Waves in Metamaterials
2 authors - Hardback
£97.00
Laszlo Solymar Senior Research Fellow and Visiting Professor, Department of Electrical and Electronic Engineering Imperial College, London. Laszlo Solymar was born in 1930 in Budapest. He is Emeritus Professor of Applied Electromagnetism at the University of Oxford and Visiting Professor and Senior Research Fellow at Imperial College, London. He graduated from the Technical University of Budapest in 1952 and received the equivalent of a Ph.D in 1956 from the Hungarian Academy of Sciences. In 1956 he settled in England where he worked first in industry and later at the University of Oxford. He did research on antennas, microwaves, superconductors, holographic gratings, photorefractive materials, and metamaterials. He has held visiting professorships at the Universities of Paris, Copenhagen, Osnabrück, Berlin, Madrid and Budapest. He published 8 books and over 250 papers. He has been a Fellow of the Royal Society since 1995. He received the Faraday Medal of the Institution of Electrical Engineers in 1992. Ekaterina Shamonina Emmy Noether Fellow of the German Research Council, University of Erlangen Erlangen, Germany Ekaterina Shamonina was born in 1970 in Twer, Russia and graduated in 1993 in Physics at the Moscow State University.
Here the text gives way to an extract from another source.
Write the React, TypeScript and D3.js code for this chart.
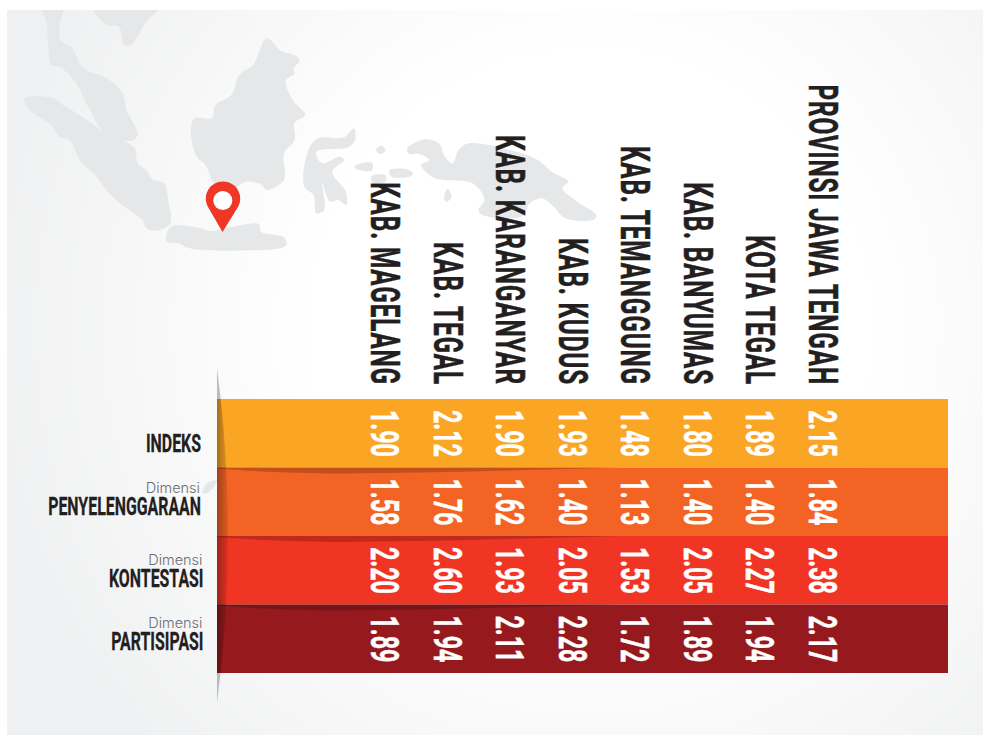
import React from "react";
import * as d3 from "d3";

const regions = ["KAB. MAGELANG", "KAB. TEGAL", "KAB. KARANGANYAR", "KAB. KUDUS", "KAB. TEMANGGUNG", "KAB. BANYUMAS", "KOTA TEGAL", "PROVINSI JAWA TENGAH"];
const rowNames = ["INDEKS", "PENYELENGGARAAN", "KONTESTASI", "PARTISIPASI"];
const rowPrefix = ["", "Dimensi", "Dimensi", "Dimensi"];
const rowColors = ["#FBA525", "#F36323", "#F03525", "#961A1D"];
const indeks = ["1.90", "2.12", "1.90", "1.93", "1.48", "1.80", "1.89", "2.15"];
const penyelenggaraan = ["1.58", "1.76", "1.62", "1.40", "1.13", "1.40", "1.40", "1.84"];
const kontestasi = ["2.20", "2.60", "1.93", "2.05", "1.53", "2.05", "2.27", "2.38"];
const partisipasi = ["1.89", "1.94", "2.11", "2.28", "1.72", "1.89", "1.94", "2.17"];
const rows = [indeks, penyelenggaraan, kontestasi, partisipasi];

const mapShapes = [
  "63,295 130,293 160,315 220,360 262,395 300,415 340,445 348,490 370,510 385,538 415,550 425,600 430,672 395,692 370,685 360,660 320,625 280,585 240,525 205,485 175,420 150,410 130,375 75,330",
  "108,20 118,70 122,140 130,195 150,200 190,245 225,325 262,395 330,423 348,405 320,330 310,280 270,235 210,203 180,140 153,122 150,80 157,20",
  "237,20 270,75 300,80 315,135 330,135 370,65 402,20",
  "675,115 710,152 745,165 758,182 742,205 745,222 723,240 740,300 772,345 745,368 745,420 718,460 718,540 675,570 660,552 622,545 590,565 545,555 520,495 498,470 483,400 492,355 535,355 545,315 585,285 605,225 640,195",
  "432,680 510,685 530,693 590,680 655,672 660,695 718,712 722,738 590,752 480,745 450,730 422,725",
  "895,385 898,420 880,442 800,455 815,490 860,470 870,480 840,515 875,575 875,615 855,600 835,605 815,550 820,630 800,640 793,585 770,560 780,450 805,415 870,412",
  "1030,445 1075,418 1110,430 1125,470 1145,490 1160,450 1185,430 1290,450 1360,480 1395,515 1438,545 1422,565 1460,605 1508,645 1500,660 1430,655 1400,620 1370,595 1340,610 1320,650 1220,645 1210,630 1225,600 1195,550 1100,535 1065,495 1085,480 1060,462 1035,462",
  "897,497 940,488 940,512 900,506",
  "985,510 1030,508 1045,522 1030,532 990,530",
  "940,528 975,526 975,545 942,548",
  "952,445 965,437 975,450 965,462 955,458",
  "1125,580 1132,566 1142,590 1130,605 1124,600",
];
const blob = "M217,480 C208,480 204,485 202,493 C208,495 213,490 217,481 Z";

const x = d3.scalePoint<string>().domain(regions).range([385, 823]);
const y = d3.scaleBand<string>().domain(rowNames).range([399, 673]);
const left = 217;
const right = 948;
const narrow = 0.61;
const valueNarrow = 0.6;
const mapLine = d3.line().curve(d3.curveCatmullRomClosed.alpha(0.5));
const lens = "M217,368 Q239,535 217,703 Z";
const parse = (s: string) => s.split(" ").map((p) => p.split(",").map(Number) as [number, number]);

function Rotated({ cx, end, text, fill, size, sx, spacing = 0 }: any) {
  return (
    <text
      transform={`translate(${cx - 14},${end}) rotate(90) scale(${sx},1)`}
      textAnchor="end"
      fontFamily="Roboto"
      fontWeight={700}
      fontSize={size}
      letterSpacing={spacing}
      fill={fill}
      stroke={fill}
      strokeWidth={0.5}
    >
      {text}
    </text>
  );
}

export default function App() {
  return (
    <svg width={983} height={740} style={{ position: "absolute", left: 0, top: 0, background: "#fff" }}>
      <defs>
        <radialGradient id="bg" gradientUnits="userSpaceOnUse" cx={590} cy={330} r={620}>
          <stop offset="0.45" stopColor="#ffffff" />
          <stop offset="1" stopColor="#eff0f1" />
        </radialGradient>
        <clipPath id="bandsClip">
          <rect x={left} y={399} width={right - left} height={274} />
        </clipPath>
        <clipPath id="cardClip">
          <rect x={7} y={10} width={976} height={725} />
        </clipPath>
        <linearGradient id="fold" x1="0" x2="1" y1="0" y2="0">
          <stop offset="0" stopColor="#000" stopOpacity="0.34" />
          <stop offset="1" stopColor="#000" stopOpacity="0.08" />
        </linearGradient>
      </defs>
      <rect x={7} y={10} width={976} height={725} fill="url(#bg)" />
      <g clipPath="url(#cardClip)">
        <g transform="scale(0.3954,0.3333)" fill="#e6e7e8">
          {mapShapes.map((d, i) => (
            <path key={i} d={mapLine(parse(d)) ?? ""} />
          ))}
        </g>
        <path d={blob} fill="#e6e7e8" />
      </g>
      <path d="M222.5,232 L208,207 A17.2,17.2 0 1 1 238,207 Z" fill="#f03725" />
      <circle cx={222.8} cy={200.5} r={9.5} fill="#fff" />
      <path d={lens} fill="#b9bcc4" />

      {rowNames.map((name, r) => (
        <rect key={name} x={left} y={y(name)} width={right - left} height={y.bandwidth()} fill={rowColors[r]} />
      ))}
      {rowNames.slice(1).map((name) => {
        const t = y(name)!;
        return (
          <path
            key={name}
            d={`M217,${t} L620,${t} C520,${t + 3} 400,${t + 6} 330,${t + 6} C280,${t + 5} 240,${t + 3} 217,${t + 1} Z`}
            fill="#000"
            opacity={0.2}
          />
        );
      })}
      <path d={lens} fill="url(#fold)" clipPath="url(#bandsClip)" />

      {regions.map((name) => (
        <Rotated key={name} cx={x(name)} end={385} text={name} fill="#231f20" size={40} sx={narrow} spacing={1.3} />
      ))}
      {rows.map((vals, r) =>
        vals.map((v, c) => (
          <Rotated
            key={`${r}-${c}`}
            cx={x(regions[c])}
            end={y(rowNames[r])! + 58}
            text={v}
            fill="#fff"
            size={39}
            sx={valueNarrow}
          />
        ))
      )}

      {rowNames.map((name, r) => {
        const endX = r < 2 ? 201 : 203.5;
        const base = [452, 515, 587, 650][r];
        return (
          <g key={name}>
            <text
              transform={`translate(${endX},${base}) scale(0.6,1)`}
              textAnchor="end"
              fontFamily="Roboto"
              fontWeight={700}
              fontSize={26.5}
              fill="#231f20"
              stroke="#231f20"
              strokeWidth={0.3}
            >
              {name}
            </text>
            {rowPrefix[r] && (
              <text x={endX - 1} y={base - 22} textAnchor="end" fontFamily="Inter" fontWeight={300} fontSize={14.5} fill="#6d6e71">
                {rowPrefix[r]}
              </text>
            )}
          </g>
        );
      })}
    </svg>
  );
}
She received her doctorate in 1998 from the University of Osnabrück, Germany. She was a visiting scientist at the University of Campinas, Brazil in 1996 and 1998. In 2000 she was awarded the Emmy Noether Fellowship from the German Research Council (Deutsche Forschungsgemeinschaft). She spent the first leg of the Fellowship, 2000-2002 at the University of Oxford. After further six months at Imperial College, London she returned to the University of Osnabruck where she built up a research group working on Metamaterials. Her main research areas apart from Metamaterials have been amorphous semiconductors, photorefractive materials and antennas. She published over 50 research papers. She and was awarded the Hertha-Sponer Prize 2006 of the German Physical Society.